Picasso as an iconic figure, his relationship with his father and sons and the potential for the narrator’s stories to convincingly connect in a meaningful way are not fully realised by the writing. There was far more potential for intersection of human experience through time to communicate and articulate truths about that experience historically, socially and personally.
Juliet Shillingford’s stage design with its collage-like arrangement of interlocking forms from Picasso’s paintings, recede spatially in light and shadow and interpret the play’s theme to good effect. This, together with Karen Wimhurst’s original music, functioned extremely well, like stepping into the open frame on the easel downstage, into imagination and memory.
It was a shame (and not without irony) that the depth of the original writing did not follow the path of the design in this respect. The way that art and artefact from the narrative are combined on stage is one of the production’s main strengths.

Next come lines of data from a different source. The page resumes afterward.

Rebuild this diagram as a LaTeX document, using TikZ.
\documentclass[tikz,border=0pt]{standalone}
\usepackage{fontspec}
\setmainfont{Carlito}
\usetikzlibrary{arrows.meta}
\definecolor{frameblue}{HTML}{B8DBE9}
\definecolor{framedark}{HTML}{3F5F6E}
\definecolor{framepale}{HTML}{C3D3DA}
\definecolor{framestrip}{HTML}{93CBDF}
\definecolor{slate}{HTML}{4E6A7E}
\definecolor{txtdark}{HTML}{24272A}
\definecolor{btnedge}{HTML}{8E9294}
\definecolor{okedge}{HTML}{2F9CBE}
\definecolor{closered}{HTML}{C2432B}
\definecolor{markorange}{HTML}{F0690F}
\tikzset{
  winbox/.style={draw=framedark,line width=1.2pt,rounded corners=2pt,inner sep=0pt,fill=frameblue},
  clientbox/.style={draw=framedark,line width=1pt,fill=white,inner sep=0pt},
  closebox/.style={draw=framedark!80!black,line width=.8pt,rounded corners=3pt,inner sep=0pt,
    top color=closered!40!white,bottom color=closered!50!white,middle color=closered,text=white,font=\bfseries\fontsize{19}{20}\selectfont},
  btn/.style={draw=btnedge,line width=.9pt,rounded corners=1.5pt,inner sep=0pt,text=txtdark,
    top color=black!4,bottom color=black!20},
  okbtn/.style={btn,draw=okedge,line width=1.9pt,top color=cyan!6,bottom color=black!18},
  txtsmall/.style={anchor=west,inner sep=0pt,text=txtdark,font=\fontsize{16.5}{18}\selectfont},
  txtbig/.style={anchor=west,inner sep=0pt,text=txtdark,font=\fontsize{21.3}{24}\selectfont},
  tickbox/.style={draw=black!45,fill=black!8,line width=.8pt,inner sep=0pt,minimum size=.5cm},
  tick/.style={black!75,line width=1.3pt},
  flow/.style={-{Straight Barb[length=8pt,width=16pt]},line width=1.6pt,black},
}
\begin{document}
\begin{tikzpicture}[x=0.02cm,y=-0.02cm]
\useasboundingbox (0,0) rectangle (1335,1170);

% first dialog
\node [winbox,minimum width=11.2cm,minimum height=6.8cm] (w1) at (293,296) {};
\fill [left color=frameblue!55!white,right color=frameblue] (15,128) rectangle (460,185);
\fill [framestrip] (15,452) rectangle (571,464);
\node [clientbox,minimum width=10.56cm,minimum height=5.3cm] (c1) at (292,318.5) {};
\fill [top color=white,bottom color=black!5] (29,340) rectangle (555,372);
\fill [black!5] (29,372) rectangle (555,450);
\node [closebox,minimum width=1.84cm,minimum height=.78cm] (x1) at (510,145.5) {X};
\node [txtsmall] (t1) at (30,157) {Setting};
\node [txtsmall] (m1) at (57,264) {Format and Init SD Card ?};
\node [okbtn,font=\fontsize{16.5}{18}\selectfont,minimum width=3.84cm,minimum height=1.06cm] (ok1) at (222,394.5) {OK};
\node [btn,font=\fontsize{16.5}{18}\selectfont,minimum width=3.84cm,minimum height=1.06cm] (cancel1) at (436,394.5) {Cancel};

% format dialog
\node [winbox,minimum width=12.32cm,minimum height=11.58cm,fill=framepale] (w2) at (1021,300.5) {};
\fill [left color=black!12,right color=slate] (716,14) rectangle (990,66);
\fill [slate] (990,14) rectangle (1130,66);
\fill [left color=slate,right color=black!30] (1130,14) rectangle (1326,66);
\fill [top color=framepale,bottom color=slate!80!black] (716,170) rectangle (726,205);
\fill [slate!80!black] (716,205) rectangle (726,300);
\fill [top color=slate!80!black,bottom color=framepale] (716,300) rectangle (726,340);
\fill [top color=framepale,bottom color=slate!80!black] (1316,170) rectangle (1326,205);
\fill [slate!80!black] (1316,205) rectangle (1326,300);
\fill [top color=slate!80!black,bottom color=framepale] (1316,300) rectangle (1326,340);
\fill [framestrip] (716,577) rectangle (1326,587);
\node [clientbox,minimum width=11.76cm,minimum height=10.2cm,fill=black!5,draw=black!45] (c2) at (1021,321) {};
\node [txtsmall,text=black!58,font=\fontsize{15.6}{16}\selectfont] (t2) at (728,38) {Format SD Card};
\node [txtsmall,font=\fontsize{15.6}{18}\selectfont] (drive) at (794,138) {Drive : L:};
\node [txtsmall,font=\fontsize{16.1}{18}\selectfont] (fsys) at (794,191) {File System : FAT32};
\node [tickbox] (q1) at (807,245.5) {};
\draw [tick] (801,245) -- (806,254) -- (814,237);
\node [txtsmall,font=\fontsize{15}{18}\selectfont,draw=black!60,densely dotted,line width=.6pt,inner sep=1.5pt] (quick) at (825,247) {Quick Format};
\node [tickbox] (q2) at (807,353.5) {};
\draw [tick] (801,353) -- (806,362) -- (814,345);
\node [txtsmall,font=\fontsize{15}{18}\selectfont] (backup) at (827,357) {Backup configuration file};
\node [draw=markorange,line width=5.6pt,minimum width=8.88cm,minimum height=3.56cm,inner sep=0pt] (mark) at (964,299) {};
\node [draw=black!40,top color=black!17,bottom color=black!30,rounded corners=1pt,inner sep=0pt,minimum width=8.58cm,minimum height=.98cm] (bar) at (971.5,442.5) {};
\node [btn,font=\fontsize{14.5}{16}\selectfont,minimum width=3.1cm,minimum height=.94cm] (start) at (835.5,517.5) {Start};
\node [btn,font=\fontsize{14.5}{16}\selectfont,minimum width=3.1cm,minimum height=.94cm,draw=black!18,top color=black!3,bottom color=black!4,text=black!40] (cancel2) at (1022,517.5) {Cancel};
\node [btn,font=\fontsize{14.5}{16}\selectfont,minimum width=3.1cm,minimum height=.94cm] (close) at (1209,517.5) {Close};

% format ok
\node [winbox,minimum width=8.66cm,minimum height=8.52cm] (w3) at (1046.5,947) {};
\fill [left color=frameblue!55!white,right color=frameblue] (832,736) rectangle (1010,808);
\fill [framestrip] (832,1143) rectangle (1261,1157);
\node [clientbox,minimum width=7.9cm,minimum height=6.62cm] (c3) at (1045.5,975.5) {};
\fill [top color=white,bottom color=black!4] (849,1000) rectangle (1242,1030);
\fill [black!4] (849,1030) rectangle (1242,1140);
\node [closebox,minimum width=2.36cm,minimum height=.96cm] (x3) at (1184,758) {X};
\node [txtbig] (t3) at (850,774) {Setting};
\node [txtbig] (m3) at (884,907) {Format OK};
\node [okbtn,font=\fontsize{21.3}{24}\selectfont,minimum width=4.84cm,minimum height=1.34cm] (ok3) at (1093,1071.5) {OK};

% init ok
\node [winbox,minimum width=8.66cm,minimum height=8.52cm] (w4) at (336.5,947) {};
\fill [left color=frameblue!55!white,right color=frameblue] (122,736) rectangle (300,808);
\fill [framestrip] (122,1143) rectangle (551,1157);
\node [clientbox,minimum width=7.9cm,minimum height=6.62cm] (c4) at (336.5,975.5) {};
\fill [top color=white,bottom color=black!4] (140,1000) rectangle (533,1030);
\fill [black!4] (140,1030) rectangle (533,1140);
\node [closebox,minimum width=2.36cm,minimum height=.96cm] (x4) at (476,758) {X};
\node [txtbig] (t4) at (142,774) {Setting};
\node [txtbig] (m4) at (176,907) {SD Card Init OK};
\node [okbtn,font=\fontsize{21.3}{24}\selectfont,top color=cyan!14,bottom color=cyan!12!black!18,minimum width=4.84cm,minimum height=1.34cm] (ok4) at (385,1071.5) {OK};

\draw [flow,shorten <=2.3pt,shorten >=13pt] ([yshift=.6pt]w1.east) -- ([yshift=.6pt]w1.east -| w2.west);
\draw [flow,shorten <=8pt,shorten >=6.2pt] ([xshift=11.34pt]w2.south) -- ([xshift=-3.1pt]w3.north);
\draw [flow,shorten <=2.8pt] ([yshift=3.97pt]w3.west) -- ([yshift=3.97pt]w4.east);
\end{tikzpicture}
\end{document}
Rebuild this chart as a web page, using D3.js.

Judging by the applause there seemed to be plenty of other people in the audience who did enjoy Picasso and Me, buoyed perhaps by the uplifting ending which suggests the father reunited with the son and the familiarity of local references. I’m afraid I was unmoved and unchanged by the whole experience. Despite the potential for exploration of intersections of human behaviour, the essential relationship between parent and child or father and son, famous or familiar, still begs further exploration in the theatre.